Directions for this task -
Copy out all lines where "React" appears.

[Data extracted from a collection]
+ + + + +

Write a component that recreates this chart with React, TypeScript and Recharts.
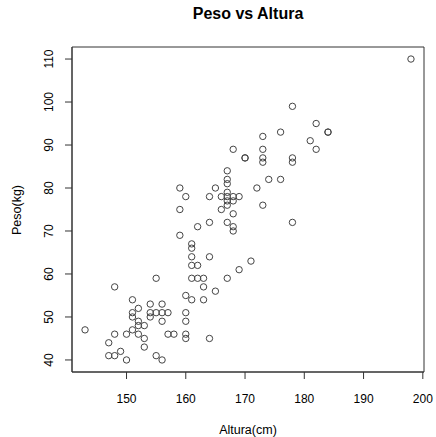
import React from 'react';
import {
  ScatterChart,
  Scatter,
  XAxis,
  YAxis,
  ReferenceArea,
  Label,
} from 'recharts';

const altura = [
  198, 178, 182, 184, 184, 176, 173, 181, 182, 168, 173, 170, 170, 173, 173, 178, 178,
  167, 167, 167, 174, 176, 159, 165, 172, 160, 164, 166, 167, 167, 168, 169, 167, 168,
  167, 173, 159, 166, 168, 164, 167, 178, 162, 168, 168, 159, 161, 161, 161, 164, 171,
  161, 162, 169, 155, 161, 162, 163, 167, 148, 163, 165, 160, 161, 163, 151, 154, 156,
  152, 151, 154, 155, 156, 157, 160, 151, 154, 152, 156, 160, 152, 153, 151, 143, 148,
  150, 152, 157, 158, 160, 160, 153, 164, 147, 153, 149, 147, 148, 155, 150, 156,
];

const peso = [
  110, 99, 95, 93, 93, 93, 92, 91, 89, 89, 89, 87, 87, 87, 86, 87, 86,
  84, 82, 81, 82, 82, 80, 80, 80, 78, 78, 78, 79, 78, 78, 78, 77, 77,
  76, 76, 75, 75, 74, 72, 72, 72, 71, 71, 70, 69, 67, 66, 64, 64, 63,
  62, 62, 61, 59, 59, 59, 59, 59, 57, 57, 56, 55, 54, 54, 54, 53, 53,
  52, 51, 51, 51, 51, 51, 51, 50, 50, 49, 49, 49, 48, 48, 47, 47, 46,
  46, 46, 46, 46, 46, 45, 45, 45, 44, 43, 42, 41, 41, 41, 40, 40,
];

const xTicks = [150, 160, 170, 180, 190, 200];
const yTicks = [40, 50, 60, 70, 80, 90, 100, 110];

const X_DOMAIN: [number, number] = [140.8, 200.2];
const Y_DOMAIN: [number, number] = [37.2, 112.8];

const FONT = "'Liberation Sans', Arial, Helvetica, sans-serif";
const INK = '#333';

const points = altura.map((a, i) => ({ altura: a, peso: peso[i] }));

const OpenCircle = (props: any) => (
  <circle cx={props.cx} cy={props.cy} r={3.2} fill="none" stroke="#444" strokeWidth={1} />
);

const YTick = (props: any) => {
  const { y, payload } = props;
  const bx = 53;
  return (
    <text
      x={bx}
      y={y}
      transform={`rotate(-90, ${bx}, ${y})`}
      textAnchor="middle"
      fontSize={12}
      fontFamily={FONT}
      fill="#000"
    >
      {payload.value}
    </text>
  );
};

const App = () => {
  return (
    <div style={{ position: 'absolute', left: 0, top: 0, width: 436, height: 437, background: '#fff' }}>
      <div
        style={{
          position: 'absolute',
          left: 72,
          width: 352,
          top: 5,
          textAlign: 'center',
          fontFamily: FONT,
          fontWeight: 'bold',
          fontSize: 16,
          color: '#000',
        }}
      >
        Peso vs Altura
      </div>
      <ScatterChart width={436} height={437} margin={{ top: 47, right: 12, bottom: 0, left: 0 }}>
        <XAxis
          type="number"
          dataKey="altura"
          domain={X_DOMAIN}
          ticks={xTicks}
          allowDataOverflow
          height={65}
          tickSize={7}
          tickMargin={15}
          stroke={INK}
          tick={{ fill: '#000', fontSize: 12, fontFamily: FONT }}
        >
          <Label
            content={() => (
              <text x={248} y={434} textAnchor="middle" fontSize={12.5} fontFamily={FONT} fill="#000">
                Altura(cm)
              </text>
            )}
          />
        </XAxis>
        <YAxis
          type="number"
          dataKey="peso"
          domain={Y_DOMAIN}
          ticks={yTicks}
          allowDataOverflow
          width={72}
          tickSize={7}
          stroke={INK}
          tick={<YTick />}
        >
          <Label
            content={() => (
              <text
                x={21}
                y={210}
                transform="rotate(-90, 21, 210)"
                textAnchor="middle"
                fontSize={12.5}
                fontFamily={FONT}
                fill="#000"
              >
                Peso(kg)
              </text>
            )}
          />
        </YAxis>
        <ReferenceArea
          x1={X_DOMAIN[0]}
          x2={X_DOMAIN[1]}
          y1={Y_DOMAIN[0]}
          y2={Y_DOMAIN[1]}
          fill="none"
          fillOpacity={0}
          stroke={INK}
          strokeWidth={1}
        />
        <Scatter data={points} shape={OpenCircle} isAnimationActive={false} />
      </ScatterChart>
    </div>
  );
};

export default App;
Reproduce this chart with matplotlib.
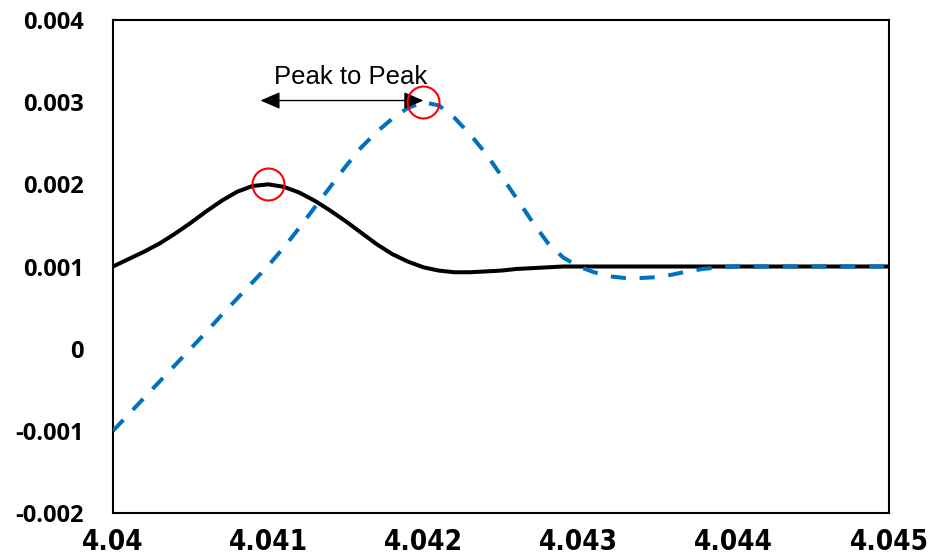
import matplotlib
matplotlib.use("Agg")
import matplotlib.pyplot as plt

# Time axis (s) and responses
t_ref = [4.0400, 4.0401, 4.0402, 4.0403, 4.0404, 4.0405, 4.0406, 4.0407, 4.0408,
         4.0409, 4.0410, 4.0411, 4.0412, 4.0413, 4.0414, 4.0415, 4.0416, 4.0417,
         4.0418, 4.0419, 4.0420, 4.0421, 4.0422, 4.0423, 4.0424, 4.0425, 4.0426,
         4.0427, 4.0428, 4.0429, 4.0430, 4.0450]
y_ref = [0.00100, 0.00109, 0.00118, 0.00128, 0.00140, 0.00153, 0.00167, 0.00180,
         0.00191, 0.00198, 0.00200, 0.00197, 0.00190, 0.00180, 0.00168, 0.00155,
         0.00141, 0.00127, 0.00115, 0.00106, 0.00099, 0.00095, 0.00093, 0.00093,
         0.00094, 0.00095, 0.00097, 0.00098, 0.00099, 0.00100, 0.00100, 0.00100]

t_resp = [4.0400, 4.0401, 4.0402, 4.0403, 4.0404, 4.0405, 4.0406, 4.0407, 4.0408,
          4.0409, 4.0410, 4.0411, 4.0412, 4.0413, 4.0414, 4.0415, 4.0416, 4.0417,
          4.0418, 4.0419, 4.0420, 4.0421, 4.0422, 4.0423, 4.0424, 4.0425, 4.0426,
          4.0427, 4.0428, 4.0429, 4.0430, 4.0431, 4.0432, 4.0433, 4.0434, 4.0435,
          4.0436, 4.0437, 4.0438, 4.0439, 4.0440, 4.0450]
y_resp = [-0.00100, -0.00080, -0.00060, -0.00040, -0.00020, 0.00000, 0.00020,
          0.00041, 0.00061, 0.00081, 0.00101, 0.00123, 0.00147, 0.00172, 0.00197,
          0.00222, 0.00245, 0.00264, 0.00280, 0.00293, 0.00300, 0.00296, 0.00281,
          0.00261, 0.00238, 0.00211, 0.00183, 0.00155, 0.00129, 0.00111, 0.00100,
          0.00093, 0.00088, 0.00086, 0.00086, 0.00087, 0.00090, 0.00094, 0.00097,
          0.00099, 0.00100, 0.00100]

# Peak locations
peaks_t = [4.041, 4.042]
peaks_y = [0.002, 0.003]

x_ticks = [4.040, 4.041, 4.042, 4.043, 4.044, 4.045]
x_labels = ["4.04", "4.041", "4.042", "4.043", "4.044", "4.045"]
y_ticks = [-0.002, -0.001, 0.0, 0.001, 0.002, 0.003, 0.004]
y_labels = ["-0.002", "-0.001", "0", "0.001", "0.002", "0.003", "0.004"]

fig = plt.figure(figsize=(9.29, 5.57), dpi=100)
ax = fig.add_axes([113 / 929, 1 - 513 / 557, (889 - 113) / 929, (513 - 20) / 557])

ax.plot(t_ref, y_ref, color="black", lw=2.9, solid_capstyle="butt",
        solid_joinstyle="round", zorder=3)
ax.plot(t_resp, y_resp, color="#0070C0", lw=2.9, dashes=(3.75, 3.4),
        dash_capstyle="butt", dash_joinstyle="round", zorder=4)

ax.plot(peaks_t, peaks_y, linestyle="none", marker="o", markersize=23,
        markerfacecolor="none", markeredgecolor="#FF0000", markeredgewidth=1.5,
        zorder=6)

ax.annotate("", xy=(4.042, 0.00302), xytext=(4.04095, 0.00302),
            arrowprops=dict(arrowstyle="<|-|>,head_length=0.6,head_width=0.26",
                            mutation_scale=20, lw=1.0, color="black",
                            shrinkA=0, shrinkB=0), zorder=5)
ax.text(4.04153, 0.003225, "Peak to Peak", ha="center", va="baseline",
        fontsize=18.5, family=["Liberation Sans", "DejaVu Sans"], zorder=5)

ax.set_xlim(4.040, 4.045)
ax.set_ylim(-0.002, 0.004)
ax.set_xticks(x_ticks)
ax.set_xticklabels(x_labels, fontsize=20, fontweight="bold",
                   fontstretch="condensed",
                   family=["DejaVu Sans Condensed", "DejaVu Sans"])
ax.set_yticks(y_ticks)
ax.set_yticklabels(y_labels, fontsize=17, fontweight="bold",
                   family=["Open Sans", "DejaVu Sans"])
ax.tick_params(axis="both", length=0)
ax.tick_params(axis="x", pad=11)
ax.tick_params(axis="y", pad=21)

for sp in ax.spines.values():
    sp.set_linewidth(1.5)
    sp.set_color("black")

fig.savefig("out.png", dpi=100)
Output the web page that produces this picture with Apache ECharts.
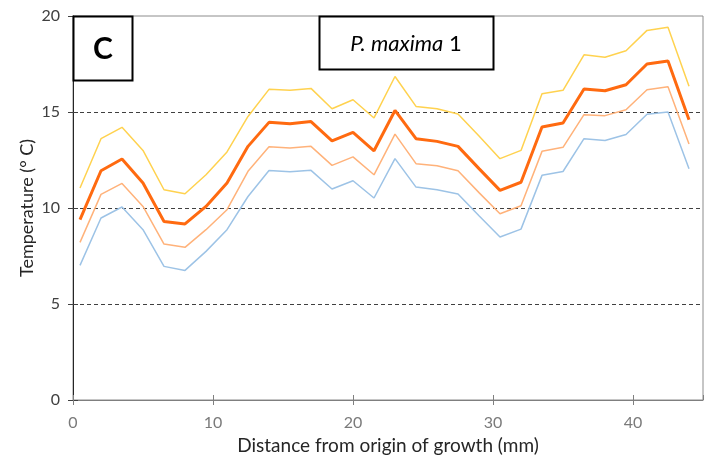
<!DOCTYPE html>
<html><head><meta charset="utf-8">
<script src="https://cdn.jsdelivr.net/npm/echarts@6/dist/echarts.min.js"></script>
<style>html,body{margin:0;padding:0;background:#fff}#c{width:713px;height:466px}</style>
</head><body><div id="c"></div>
<script>
const distance = [0.5,2,3.5,5,6.5,8,9.5,11,12.5,14,15.5,17,18.5,20,21.5,23,24.5,26,27.5,29,30.5,32,33.5,35,36.5,38,39.5,41,42.5,44];
const upper = [11.04,13.61,14.2,13.0,10.95,10.74,11.73,12.92,14.77,16.18,16.13,16.23,15.17,15.64,14.69,16.85,15.29,15.17,14.9,13.75,12.57,13.0,15.95,16.13,17.98,17.85,18.19,19.25,19.42,16.34];
const mean = [9.39,11.94,12.55,11.3,9.3,9.17,10.08,11.3,13.21,14.46,14.39,14.5,13.5,13.94,12.98,15.08,13.61,13.47,13.21,12.05,10.92,11.34,14.22,14.43,16.2,16.11,16.42,17.5,17.66,14.6];
const lowerA = [8.21,10.71,11.28,10.08,8.12,7.95,8.87,9.91,11.91,13.19,13.12,13.21,12.22,12.66,11.73,13.85,12.31,12.2,11.94,10.8,9.7,10.12,12.95,13.16,14.86,14.81,15.12,16.16,16.32,13.33];
const lowerB = [7.01,9.48,10.05,8.87,6.96,6.75,7.74,8.87,10.6,11.95,11.89,11.96,10.99,11.42,10.52,12.57,11.09,10.95,10.73,9.6,8.49,8.9,11.7,11.9,13.61,13.52,13.83,14.88,15.0,12.05];
const xTitle = 'Distance from origin of growth (mm)';
const yTitle = 'Temperature (° C)';
const panelLabel = 'C';
const titleItalic = 'P. maxima';
const titleRest = ' 1';

const pair = ys => distance.map((x,i)=>[x, ys[i]]);
const FONT = 'Lato, "Open Sans", sans-serif';
const chart = echarts.init(document.getElementById('c'));
const lineS = (data, color, w, z) => ({type:'line', data: pair(data), symbol:'none', smooth:false,
  lineStyle:{color, width:w}, z, animation:false});
chart.setOption({
  animation:false,
  grid:{left:73, right:10, top:16, bottom:66, show:true, borderColor:'#8c8c8c', borderWidth:1},
  xAxis:[{type:'value', min:0, max:45, interval:10,
    axisLine:{show:true, lineStyle:{color:'#7f7f7f', width:1}},
    axisTick:{show:true, length:5, lineStyle:{color:'#7f7f7f'}},
    axisLabel:{color:'#7a7a7a', fontSize:16, fontFamily:FONT, margin:15, showMaxLabel:false},
    splitLine:{show:false},
    name:xTitle, nameLocation:'middle', nameGap:35,
    nameTextStyle:{color:'#262626', fontSize:19, fontFamily:FONT}},
   {type:'value', min:0, max:45, interval:10, position:'bottom',
    axisLine:{show:false}, axisTick:{show:true, inside:true, length:5, lineStyle:{color:'#7f7f7f'}},
    axisLabel:{show:false}, splitLine:{show:false}}],
  yAxis:[{type:'value', min:0, max:20, interval:5,
    axisLine:{show:true, lineStyle:{color:'#262626', width:1}},
    axisTick:{show:true, length:5, lineStyle:{color:'#404040'}},
    axisLabel:{color:'#404040', fontSize:16, fontFamily:FONT, margin:13},
    splitLine:{show:true, showMaxLine:false, showMinLine:false, lineStyle:{color:'#404040', type:[4,3], width:1}},
    name:yTitle, nameLocation:'middle', nameGap:37, nameMoveOverlap:false,
    nameTextStyle:{color:'#262626', fontSize:18, fontFamily:FONT}},
   {type:'value', min:0, max:20, interval:5, position:'left',
    axisLine:{show:false}, axisTick:{show:true, inside:true, length:5, lineStyle:{color:'#404040'}},
    axisLabel:{show:false}, splitLine:{show:false}}],
  series:[
    lineS(upper, '#FFD24F', 1.5, 2),
    lineS(lowerB, '#9DC3E6', 1.5, 2),
    lineS(lowerA, '#FFB27A', 1.5, 3),
    lineS(mean, '#FF6A10', 3, 4)
  ],
  graphic:[
    {type:'rect', shape:{x:73.5, y:16.5, width:59, height:64}, style:{fill:'#fff', stroke:'#000', lineWidth:2}, z:10},
    {type:'text', x:103, y:49, style:{text:panelLabel, font:'bold 30px '+FONT, fill:'#000', textAlign:'center', textVerticalAlign:'middle'}, z:11},
    {type:'rect', shape:{x:319.5, y:16.5, width:174, height:53}, style:{fill:'#fff', stroke:'#000', lineWidth:2}, z:10},
    {type:'text', x:406, y:44, style:{
      rich:{i:{font:'italic 22px '+FONT, fill:'#000'}, n:{font:'22px '+FONT, fill:'#000'}},
      text:'{i|'+titleItalic+'}{n|'+titleRest+'}', textAlign:'center', textVerticalAlign:'middle'}, z:11}
  ]
});
</script></body></html>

+ + + + +

Expected answer -
Write a component that recreates this chart with React, TypeScript and Recharts.
import React from 'react';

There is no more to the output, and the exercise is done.